The feasability of this would depend a lot on whether "easily field processed" can include a changing bag, I suppose.

Bob Crowley said...

What you outline is all here in several previous posts and available from numerous other sources as well. If you want to carry around a Paterson Orbital processor or some other tank, and a changing bag, and a monobath like has been posted, then I think you already have everything you need.

I don't want to do all that - I'd like something far more convenient so that the average person will be able to have a quick and convenient daylight type process, like I enjoyed with 55. There are a lot of parts to making something like that happen, and there has to be a market to support it, or a cheap way to pull it off with existing equipment. There might well be.

awldune said...

Thanks Bob, I misunderstood your posts about the cost analysis. I would be very excited if you find a way to produce something like type 55 economically.

I can't seem to find formulae for the monobath C / monobath A you are using. Are they from the Monobath Manual book?

Bob Crowley said...

Monobath/Reagent 3 is what I think you want. Polaroid never gives exact ratios on their MSDS for 55.

If you search "monobath" in the blog search box, and scroll down, you will see the list of chemicals used in 55 that consist of a developer, a pH buffer, a solvent, and hypo fixer.

They don't even mention the methyl cellulose thickener, which you do not need for liquid processing, but we would need to fill a pod. If you do not have access to Haist, scroll down even lower the page and start with Donald Quaill's monobath recipe if you don't mind a ammonia. If you do, then use one of the pH buffers (I think either will do, lithium or sodium hydroxide).

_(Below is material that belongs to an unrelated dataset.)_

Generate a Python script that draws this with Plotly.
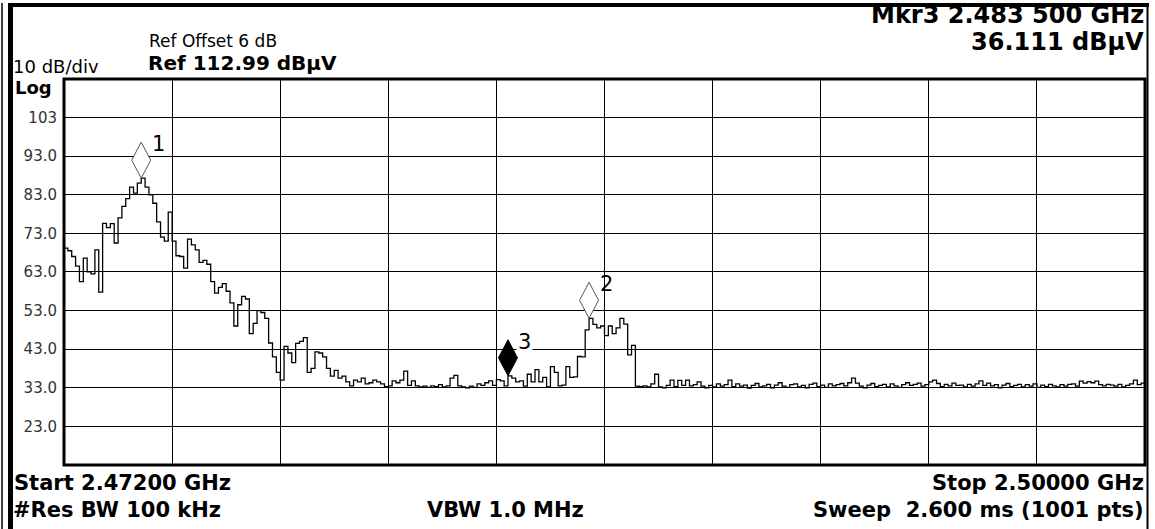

Notice that Polaroid added some sodium sulfite to its reagent. That solvent may or may not contribute to faster action in a DTR situation, which I will be experimenting with next. As you know if you use 55, sodium sulfite is a hypo clearing agent, and in the spirit of "instant" saves a lot of wash time, even though washing would do. It is possible the inclusion of sodium sulfite in the reagent in a DTR process affects contrast, reduces plating, improves or balances both print and negative, or some of all of the above! Don't know yet.

If you want to use a small daylight tank and a bag when out and about, I think it would be worth a try, since you would not have to lug around separate developer and fixer. Qualls successful images are online somewhere, and look like some of my earlier attempts, which were promising though not like what we are trying to achieve on very fine grain Efke.

John Chervinsky said...

How critical is the timing of monobath Reagent 3? In other words, what is the maximum time that the film could be left in?

I'm thinking about building a black acrylic daylight tank that accepts standard film holders - insert it in a slot and open the dark slide. Do you think I need to worry about reactions with the plastic?

Bob Crowley said...

You can do that. The aluminum rails will corrode, but the plastic will be fine. I think you can get by with up to about 10 minutes.